_What to produce_. From the listing below, copy only the lines running from the line that contains "Emit a Python" to the line that contains "import plotly.graph_objects as go", both included.

_Dataset excerpts_.
**********

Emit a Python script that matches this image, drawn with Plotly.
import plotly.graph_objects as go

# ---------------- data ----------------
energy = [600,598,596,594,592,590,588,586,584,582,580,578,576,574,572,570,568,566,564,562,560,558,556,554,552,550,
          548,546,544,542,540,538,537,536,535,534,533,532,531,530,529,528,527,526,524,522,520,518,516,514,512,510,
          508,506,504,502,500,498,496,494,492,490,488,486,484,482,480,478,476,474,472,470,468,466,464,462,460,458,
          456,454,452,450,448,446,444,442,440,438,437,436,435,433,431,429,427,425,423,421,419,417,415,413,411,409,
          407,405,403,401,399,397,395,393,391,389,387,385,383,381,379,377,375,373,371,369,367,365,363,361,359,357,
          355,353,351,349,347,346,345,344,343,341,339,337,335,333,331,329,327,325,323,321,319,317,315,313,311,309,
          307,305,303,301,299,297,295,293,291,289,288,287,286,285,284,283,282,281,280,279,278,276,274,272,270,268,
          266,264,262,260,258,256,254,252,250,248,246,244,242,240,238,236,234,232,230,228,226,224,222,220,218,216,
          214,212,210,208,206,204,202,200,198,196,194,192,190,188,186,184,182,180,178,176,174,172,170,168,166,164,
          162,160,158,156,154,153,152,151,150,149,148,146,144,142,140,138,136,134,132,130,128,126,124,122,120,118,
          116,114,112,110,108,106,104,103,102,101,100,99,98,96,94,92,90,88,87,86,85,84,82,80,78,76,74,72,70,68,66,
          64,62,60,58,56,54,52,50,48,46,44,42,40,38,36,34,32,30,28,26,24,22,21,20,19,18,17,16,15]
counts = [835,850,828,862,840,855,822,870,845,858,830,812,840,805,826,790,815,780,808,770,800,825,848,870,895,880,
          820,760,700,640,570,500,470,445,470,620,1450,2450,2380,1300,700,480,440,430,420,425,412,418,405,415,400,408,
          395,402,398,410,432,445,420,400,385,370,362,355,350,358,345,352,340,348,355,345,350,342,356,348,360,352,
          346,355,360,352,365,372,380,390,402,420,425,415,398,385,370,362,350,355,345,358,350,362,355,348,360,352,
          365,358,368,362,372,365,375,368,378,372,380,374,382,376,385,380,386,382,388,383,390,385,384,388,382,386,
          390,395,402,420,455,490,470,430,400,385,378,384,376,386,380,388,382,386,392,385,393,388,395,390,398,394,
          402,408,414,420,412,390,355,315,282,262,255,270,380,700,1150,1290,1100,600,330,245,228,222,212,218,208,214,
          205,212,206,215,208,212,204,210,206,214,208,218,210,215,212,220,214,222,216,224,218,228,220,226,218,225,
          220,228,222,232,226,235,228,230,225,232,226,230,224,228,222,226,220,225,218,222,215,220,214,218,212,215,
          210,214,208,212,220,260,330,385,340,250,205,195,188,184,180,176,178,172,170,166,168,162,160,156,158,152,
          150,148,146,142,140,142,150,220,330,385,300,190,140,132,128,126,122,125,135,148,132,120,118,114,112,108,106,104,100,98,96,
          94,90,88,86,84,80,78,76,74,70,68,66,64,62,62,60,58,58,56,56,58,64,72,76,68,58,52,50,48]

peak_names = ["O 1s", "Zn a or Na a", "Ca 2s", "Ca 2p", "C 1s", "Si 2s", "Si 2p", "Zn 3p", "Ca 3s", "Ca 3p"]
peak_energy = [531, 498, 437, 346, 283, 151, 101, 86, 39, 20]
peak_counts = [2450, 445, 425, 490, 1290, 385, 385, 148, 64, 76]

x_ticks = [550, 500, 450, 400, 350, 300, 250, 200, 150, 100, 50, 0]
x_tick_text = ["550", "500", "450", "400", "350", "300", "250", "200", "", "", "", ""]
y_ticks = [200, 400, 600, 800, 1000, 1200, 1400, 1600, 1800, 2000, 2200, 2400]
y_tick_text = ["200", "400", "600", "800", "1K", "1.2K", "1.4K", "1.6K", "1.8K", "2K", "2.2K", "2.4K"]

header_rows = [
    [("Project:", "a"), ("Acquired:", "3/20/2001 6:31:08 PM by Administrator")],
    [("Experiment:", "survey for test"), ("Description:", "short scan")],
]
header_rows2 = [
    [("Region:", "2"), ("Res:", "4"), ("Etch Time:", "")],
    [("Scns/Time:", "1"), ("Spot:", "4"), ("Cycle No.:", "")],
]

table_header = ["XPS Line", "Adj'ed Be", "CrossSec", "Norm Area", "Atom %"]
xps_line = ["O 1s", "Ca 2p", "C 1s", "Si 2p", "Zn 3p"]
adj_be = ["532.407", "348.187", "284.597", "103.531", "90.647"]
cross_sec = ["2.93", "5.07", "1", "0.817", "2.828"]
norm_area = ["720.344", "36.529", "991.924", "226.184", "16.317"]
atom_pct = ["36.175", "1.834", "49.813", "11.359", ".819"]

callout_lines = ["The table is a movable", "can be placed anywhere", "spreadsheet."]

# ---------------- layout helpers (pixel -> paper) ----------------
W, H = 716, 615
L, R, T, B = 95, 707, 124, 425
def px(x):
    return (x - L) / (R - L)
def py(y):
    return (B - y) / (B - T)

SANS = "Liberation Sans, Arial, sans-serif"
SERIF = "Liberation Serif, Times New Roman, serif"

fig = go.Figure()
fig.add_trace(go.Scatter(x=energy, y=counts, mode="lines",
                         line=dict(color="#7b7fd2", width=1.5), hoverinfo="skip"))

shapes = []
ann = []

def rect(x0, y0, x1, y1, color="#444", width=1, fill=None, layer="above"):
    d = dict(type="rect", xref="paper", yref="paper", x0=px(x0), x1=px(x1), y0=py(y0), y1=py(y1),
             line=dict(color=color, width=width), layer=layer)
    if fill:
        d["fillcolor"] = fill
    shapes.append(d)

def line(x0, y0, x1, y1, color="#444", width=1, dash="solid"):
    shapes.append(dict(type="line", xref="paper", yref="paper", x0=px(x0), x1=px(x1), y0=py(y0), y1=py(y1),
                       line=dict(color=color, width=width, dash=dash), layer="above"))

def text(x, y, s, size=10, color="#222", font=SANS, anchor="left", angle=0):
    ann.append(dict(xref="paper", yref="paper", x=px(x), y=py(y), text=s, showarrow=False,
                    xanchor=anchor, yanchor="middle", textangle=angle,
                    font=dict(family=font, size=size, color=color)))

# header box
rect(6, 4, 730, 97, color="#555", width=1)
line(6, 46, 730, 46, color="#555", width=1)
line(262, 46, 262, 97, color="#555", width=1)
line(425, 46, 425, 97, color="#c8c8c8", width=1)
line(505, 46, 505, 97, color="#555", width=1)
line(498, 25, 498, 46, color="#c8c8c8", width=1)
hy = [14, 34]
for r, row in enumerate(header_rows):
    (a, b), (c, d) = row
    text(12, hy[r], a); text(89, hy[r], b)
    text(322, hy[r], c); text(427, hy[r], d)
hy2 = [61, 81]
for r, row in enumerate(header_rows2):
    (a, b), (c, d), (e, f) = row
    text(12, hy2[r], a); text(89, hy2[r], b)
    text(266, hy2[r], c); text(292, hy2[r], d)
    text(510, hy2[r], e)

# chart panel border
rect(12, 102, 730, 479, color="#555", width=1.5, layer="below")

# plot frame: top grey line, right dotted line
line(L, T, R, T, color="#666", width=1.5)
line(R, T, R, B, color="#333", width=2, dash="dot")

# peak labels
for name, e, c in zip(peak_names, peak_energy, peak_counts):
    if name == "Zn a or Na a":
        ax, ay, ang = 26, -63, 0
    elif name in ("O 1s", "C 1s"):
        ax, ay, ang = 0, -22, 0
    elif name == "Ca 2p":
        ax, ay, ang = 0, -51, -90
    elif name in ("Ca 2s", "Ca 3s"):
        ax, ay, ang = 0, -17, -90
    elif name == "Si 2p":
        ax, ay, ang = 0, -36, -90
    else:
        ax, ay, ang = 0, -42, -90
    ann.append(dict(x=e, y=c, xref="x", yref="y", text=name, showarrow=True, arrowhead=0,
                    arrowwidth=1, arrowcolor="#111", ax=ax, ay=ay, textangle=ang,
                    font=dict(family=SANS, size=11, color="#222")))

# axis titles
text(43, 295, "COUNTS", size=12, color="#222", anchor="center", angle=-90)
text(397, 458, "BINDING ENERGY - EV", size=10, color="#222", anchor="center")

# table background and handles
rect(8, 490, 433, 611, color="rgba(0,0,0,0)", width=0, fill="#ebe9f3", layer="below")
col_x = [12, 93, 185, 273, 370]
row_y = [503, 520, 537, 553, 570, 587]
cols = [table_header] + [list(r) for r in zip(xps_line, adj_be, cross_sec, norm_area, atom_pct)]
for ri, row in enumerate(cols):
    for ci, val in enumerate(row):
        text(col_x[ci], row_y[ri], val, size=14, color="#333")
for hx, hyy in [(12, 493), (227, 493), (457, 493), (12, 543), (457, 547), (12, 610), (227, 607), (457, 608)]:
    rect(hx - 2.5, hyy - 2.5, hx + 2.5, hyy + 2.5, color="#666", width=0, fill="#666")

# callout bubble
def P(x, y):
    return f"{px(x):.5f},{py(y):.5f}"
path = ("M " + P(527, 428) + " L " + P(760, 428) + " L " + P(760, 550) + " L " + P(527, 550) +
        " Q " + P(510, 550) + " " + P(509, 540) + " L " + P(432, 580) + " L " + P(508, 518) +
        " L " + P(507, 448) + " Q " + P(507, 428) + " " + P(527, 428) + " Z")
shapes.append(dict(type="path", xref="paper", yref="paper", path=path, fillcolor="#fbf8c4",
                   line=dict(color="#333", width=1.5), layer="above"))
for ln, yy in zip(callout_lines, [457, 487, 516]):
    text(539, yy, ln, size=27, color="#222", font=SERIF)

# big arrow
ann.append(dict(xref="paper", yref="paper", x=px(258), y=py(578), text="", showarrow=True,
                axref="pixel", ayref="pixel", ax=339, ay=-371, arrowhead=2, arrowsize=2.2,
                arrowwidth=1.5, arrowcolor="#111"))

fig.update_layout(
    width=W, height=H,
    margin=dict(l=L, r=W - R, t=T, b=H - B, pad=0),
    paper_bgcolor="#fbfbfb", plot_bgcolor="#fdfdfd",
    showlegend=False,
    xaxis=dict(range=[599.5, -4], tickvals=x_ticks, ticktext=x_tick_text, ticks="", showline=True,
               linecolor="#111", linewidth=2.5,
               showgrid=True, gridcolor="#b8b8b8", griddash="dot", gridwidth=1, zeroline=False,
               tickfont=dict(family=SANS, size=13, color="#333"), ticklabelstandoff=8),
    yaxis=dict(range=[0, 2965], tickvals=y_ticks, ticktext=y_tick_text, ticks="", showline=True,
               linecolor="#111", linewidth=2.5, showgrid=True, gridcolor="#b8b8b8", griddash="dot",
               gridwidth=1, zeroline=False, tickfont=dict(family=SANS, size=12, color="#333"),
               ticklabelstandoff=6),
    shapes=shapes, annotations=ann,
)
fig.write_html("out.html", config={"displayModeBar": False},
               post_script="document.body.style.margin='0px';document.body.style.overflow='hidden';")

**********

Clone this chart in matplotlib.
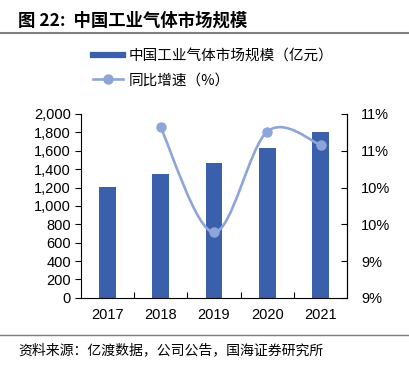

**********

_Completed task_.
Emit a Python script that matches this image, drawn with Plotly.
import plotly.graph_objects as go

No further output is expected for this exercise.